Provided material:
··········

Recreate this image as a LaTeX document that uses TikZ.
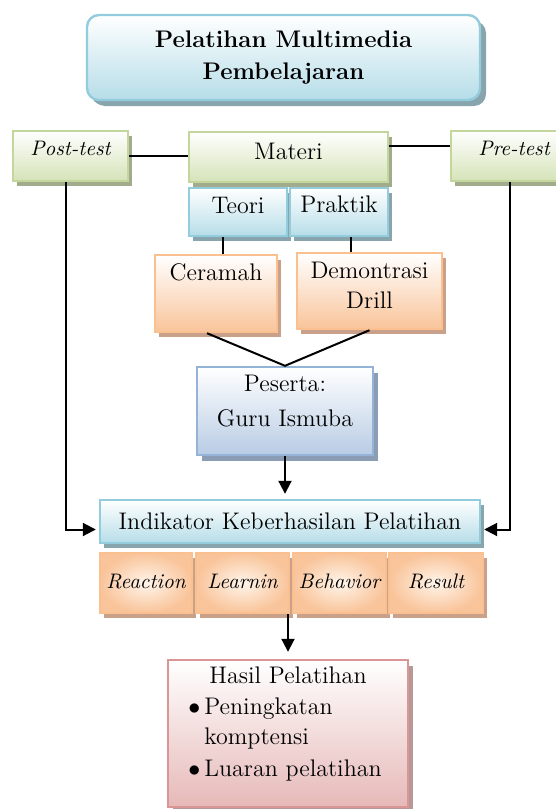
\documentclass[tikz,border=0pt]{standalone}
\usepackage{tikz}
\usetikzlibrary{arrows.meta,shadows}
\definecolor{grnline}{HTML}{C3D69B}
\definecolor{grnfill}{HTML}{D5E3B8}
\definecolor{grnshade}{HTML}{A3AB8D}
\definecolor{bluline}{HTML}{93CDDD}
\definecolor{blufill}{HTML}{B6DDE8}
\definecolor{blushade}{HTML}{88A5AE}
\definecolor{orgline}{HTML}{FAC090}
\definecolor{orgfill}{HTML}{F9C49A}
\definecolor{orgshade}{HTML}{C9A08A}
\definecolor{pesline}{HTML}{95B3D7}
\definecolor{pesfill}{HTML}{B8CCE4}
\definecolor{pesshade}{HTML}{8B9DB4}
\definecolor{hslline}{HTML}{D99694}
\definecolor{hslfill}{HTML}{E6B9B8}
\definecolor{hslshade}{HTML}{B89896}
\tikzset{every shadow/.style={opacity=1}}
\tikzset{
  box/.style={line width=1.2pt,inner sep=1pt,align=center,
    font=\fontsize{12}{15}\selectfont},
  slant/.style={font=\fontsize{10.5}{13}\selectfont\itshape},
  lift/.style={text height=9pt,text depth=#1},
  grnbox/.style={box,draw=grnline,top color=white,bottom color=grnfill,
    drop shadow={shadow xshift=2pt,shadow yshift=-2.5pt,fill=grnshade}},
  blubox/.style={box,draw=bluline,top color=white,bottom color=blufill,
    drop shadow={shadow xshift=2pt,shadow yshift=-2.5pt,fill=blushade}},
  orgbox/.style={box,draw=orgline,top color=white,bottom color=orgfill,
    drop shadow={shadow xshift=2pt,shadow yshift=-2.5pt,fill=orgshade}},
  indbox/.style={box,draw=orgline,inner color=orange!8!white,outer color=orgfill,
    drop shadow={shadow xshift=2pt,shadow yshift=-2.5pt,fill=orgshade},
    slant,lift=4pt},
  pesbox/.style={box,draw=pesline,top color=white,bottom color=pesfill,
    drop shadow={shadow xshift=2.5pt,shadow yshift=-3pt,fill=pesshade}},
  hslbox/.style={box,draw=hslline,top color=white,bottom color=hslfill,
    drop shadow={shadow xshift=2.5pt,shadow yshift=-3pt,fill=hslshade}},
  conn/.style={line width=1pt,black},
}
\begin{document}
\begin{tikzpicture}[x=0.5pt,y=-0.5pt,>={Triangle[width=6.5pt,length=6.5pt]}]
\useasboundingbox (0,0) rectangle (556,809);
% \draw[help lines,step=50] (0,0) grid (556,809);
\node (judul) [blubox,rounded corners=6pt,minimum width=196.5pt,minimum height=42.5pt,
  drop shadow={shadow xshift=3pt,shadow yshift=-3pt,fill=blushade},
  font=\fontsize{12}{16}\selectfont\bfseries] at (283.5,57.5) {Pelatihan Multimedia\\Pembelajaran};
%
\node (post) [grnbox,slant,lift=10pt,minimum width=57.5pt,minimum height=25pt] at (70.5,156) {Post-test};
\node (materi) [grnbox,lift=7pt,minimum width=99.5pt,minimum height=25pt] at (288.5,157) {Materi};
\node (pre) [grnbox,slant,lift=9.5pt,minimum width=63pt,minimum height=25pt] at (514,156) {Pre-test};
\node (teori) [blubox,lift=7.5pt,minimum width=49pt,minimum height=24pt] at (238,212) {Teori};
\node (praktik) [blubox,lift=8.5pt,minimum width=49pt,minimum height=24pt] at (339,212) {Praktik};
\node (cer) [orgbox,lift=22pt,minimum width=61pt,minimum height=38.5pt] at (216,293.5) {Ceramah};
\node (demo) [orgbox,minimum width=72.5pt,minimum height=38pt] at (369.5,291) {Demontrasi\\Drill\\[-9pt]};
\node (pes) [pesbox,minimum width=88pt,minimum height=44pt] at (285,411) {Peserta:\\[2.5pt]Guru Ismuba\\[-5pt]};
%
\node (ind) [blubox,lift=1pt,minimum width=190pt,minimum height=21.5pt] at (290,521.5) {Indikator Keberhasilan Pelatihan};
\node (rea) [indbox,minimum width=46pt,minimum height=30pt] at (146,583) {Reaction};
\node (lea) [indbox,minimum width=46.5pt,minimum height=30pt] at (242.5,583) {Learnin};
\node (beh) [indbox,minimum width=46.5pt,minimum height=30pt] at (339.5,583) {Behavior};
\node (res) [indbox,minimum width=47pt,minimum height=30pt] at (436,583) {Result};
%
\node (hasil) [hslbox,minimum width=120pt,minimum height=71.5pt] at (288,733.5) {%
  \begin{tabular}{@{}l@{\hspace{2pt}}l@{\hspace{3pt}}}
  \multicolumn{2}{c}{Hasil Pelatihan}\\[0.5pt]
  $\bullet$ & Peningkatan\\
   & komptensi\\[1pt]
  $\bullet$ & Luaran pelatihan\\[10pt]
  \end{tabular}};
%
\draw[conn] (post.east) -- (post.east -| materi.west);
\draw[conn] ([yshift=5pt]pre.west) -- ([yshift=5pt]pre.west -| materi.east);
\draw[conn] ([xshift=-7.5pt]teori.south) -- ([xshift=3.5pt]cer.north);
\draw[conn] ([xshift=6pt]praktik.south) -- ([xshift=-9.25pt]demo.north);
\draw[conn] ([xshift=-4.5pt]cer.south) -- (pes.north) -- (demo.south);
\draw[conn,->,shorten >=2.5pt] (pes.south) -- (pes.south |- ind.north);
\draw[conn,->,shorten >=1.5pt] ([xshift=-2.5pt]post.south) |- ([yshift=-4pt]ind.west);
\draw[conn,->,shorten >=1.5pt] ([xshift=-2pt]pre.south) |- ([yshift=-4pt]ind.east);
\draw[conn,->,shorten >=3.5pt] (hasil.north |- lea.south) -- (hasil.north);
\end{tikzpicture}
\end{document}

··········

Word for word, quote the lines above. Omit the pictures.

Result of this exercise:
Recreate this image as a LaTeX document that uses TikZ.
\documentclass[tikz,border=0pt]{standalone}
\usepackage{tikz}
\usetikzlibrary{arrows.meta,shadows}
\definecolor{grnline}{HTML}{C3D69B}
\definecolor{grnfill}{HTML}{D5E3B8}
\definecolor{grnshade}{HTML}{A3AB8D}
\definecolor{bluline}{HTML}{93CDDD}
\definecolor{blufill}{HTML}{B6DDE8}
\definecolor{blushade}{HTML}{88A5AE}
\definecolor{orgline}{HTML}{FAC090}
\definecolor{orgfill}{HTML}{F9C49A}
\definecolor{orgshade}{HTML}{C9A08A}
\definecolor{pesline}{HTML}{95B3D7}
\definecolor{pesfill}{HTML}{B8CCE4}
\definecolor{pesshade}{HTML}{8B9DB4}
\definecolor{hslline}{HTML}{D99694}
\definecolor{hslfill}{HTML}{E6B9B8}
\definecolor{hslshade}{HTML}{B89896}
\tikzset{every shadow/.style={opacity=1}}
\tikzset{
  box/.style={line width=1.2pt,inner sep=1pt,align=center,
    font=\fontsize{12}{15}\selectfont},
  slant/.style={font=\fontsize{10.5}{13}\selectfont\itshape},
  lift/.style={text height=9pt,text depth=#1},
  grnbox/.style={box,draw=grnline,top color=white,bottom color=grnfill,
    drop shadow={shadow xshift=2pt,shadow yshift=-2.5pt,fill=grnshade}},
  blubox/.style={box,draw=bluline,top color=white,bottom color=blufill,
    drop shadow={shadow xshift=2pt,shadow yshift=-2.5pt,fill=blushade}},
  orgbox/.style={box,draw=orgline,top color=white,bottom color=orgfill,
    drop shadow={shadow xshift=2pt,shadow yshift=-2.5pt,fill=orgshade}},
  indbox/.style={box,draw=orgline,inner color=orange!8!white,outer color=orgfill,
    drop shadow={shadow xshift=2pt,shadow yshift=-2.5pt,fill=orgshade},
    slant,lift=4pt},
  pesbox/.style={box,draw=pesline,top color=white,bottom color=pesfill,
    drop shadow={shadow xshift=2.5pt,shadow yshift=-3pt,fill=pesshade}},
  hslbox/.style={box,draw=hslline,top color=white,bottom color=hslfill,
    drop shadow={shadow xshift=2.5pt,shadow yshift=-3pt,fill=hslshade}},
  conn/.style={line width=1pt,black},
}
\begin{document}
\begin{tikzpicture}[x=0.5pt,y=-0.5pt,>={Triangle[width=6.5pt,length=6.5pt]}]
\useasboundingbox (0,0) rectangle (556,809);
% \draw[help lines,step=50] (0,0) grid (556,809);
\node (judul) [blubox,rounded corners=6pt,minimum width=196.5pt,minimum height=42.5pt,
  drop shadow={shadow xshift=3pt,shadow yshift=-3pt,fill=blushade},
  font=\fontsize{12}{16}\selectfont\bfseries] at (283.5,57.5) {Pelatihan Multimedia\\Pembelajaran};
%
\node (post) [grnbox,slant,lift=10pt,minimum width=57.5pt,minimum height=25pt] at (70.5,156) {Post-test};
\node (materi) [grnbox,lift=7pt,minimum width=99.5pt,minimum height=25pt] at (288.5,157) {Materi};
\node (pre) [grnbox,slant,lift=9.5pt,minimum width=63pt,minimum height=25pt] at (514,156) {Pre-test};
\node (teori) [blubox,lift=7.5pt,minimum width=49pt,minimum height=24pt] at (238,212) {Teori};
\node (praktik) [blubox,lift=8.5pt,minimum width=49pt,minimum height=24pt] at (339,212) {Praktik};
\node (cer) [orgbox,lift=22pt,minimum width=61pt,minimum height=38.5pt] at (216,293.5) {Ceramah};
\node (demo) [orgbox,minimum width=72.5pt,minimum height=38pt] at (369.5,291) {Demontrasi\\Drill\\[-9pt]};
\node (pes) [pesbox,minimum width=88pt,minimum height=44pt] at (285,411) {Peserta:\\[2.5pt]Guru Ismuba\\[-5pt]};
%
\node (ind) [blubox,lift=1pt,minimum width=190pt,minimum height=21.5pt] at (290,521.5) {Indikator Keberhasilan Pelatihan};
\node (rea) [indbox,minimum width=46pt,minimum height=30pt] at (146,583) {Reaction};
\node (lea) [indbox,minimum width=46.5pt,minimum height=30pt] at (242.5,583) {Learnin};
\node (beh) [indbox,minimum width=46.5pt,minimum height=30pt] at (339.5,583) {Behavior};
\node (res) [indbox,minimum width=47pt,minimum height=30pt] at (436,583) {Result};
%
\node (hasil) [hslbox,minimum width=120pt,minimum height=71.5pt] at (288,733.5) {%
  \begin{tabular}{@{}l@{\hspace{2pt}}l@{\hspace{3pt}}}
  \multicolumn{2}{c}{Hasil Pelatihan}\\[0.5pt]
  $\bullet$ & Peningkatan\\
   & komptensi\\[1pt]
  $\bullet$ & Luaran pelatihan\\[10pt]
  \end{tabular}};
%
\draw[conn] (post.east) -- (post.east -| materi.west);
\draw[conn] ([yshift=5pt]pre.west) -- ([yshift=5pt]pre.west -| materi.east);
\draw[conn] ([xshift=-7.5pt]teori.south) -- ([xshift=3.5pt]cer.north);
\draw[conn] ([xshift=6pt]praktik.south) -- ([xshift=-9.25pt]demo.north);
\draw[conn] ([xshift=-4.5pt]cer.south) -- (pes.north) -- (demo.south);
\draw[conn,->,shorten >=2.5pt] (pes.south) -- (pes.south |- ind.north);
\draw[conn,->,shorten >=1.5pt] ([xshift=-2.5pt]post.south) |- ([yshift=-4pt]ind.west);
\draw[conn,->,shorten >=1.5pt] ([xshift=-2pt]pre.south) |- ([yshift=-4pt]ind.east);
\draw[conn,->,shorten >=3.5pt] (hasil.north |- lea.south) -- (hasil.north);
\end{tikzpicture}
\end{document}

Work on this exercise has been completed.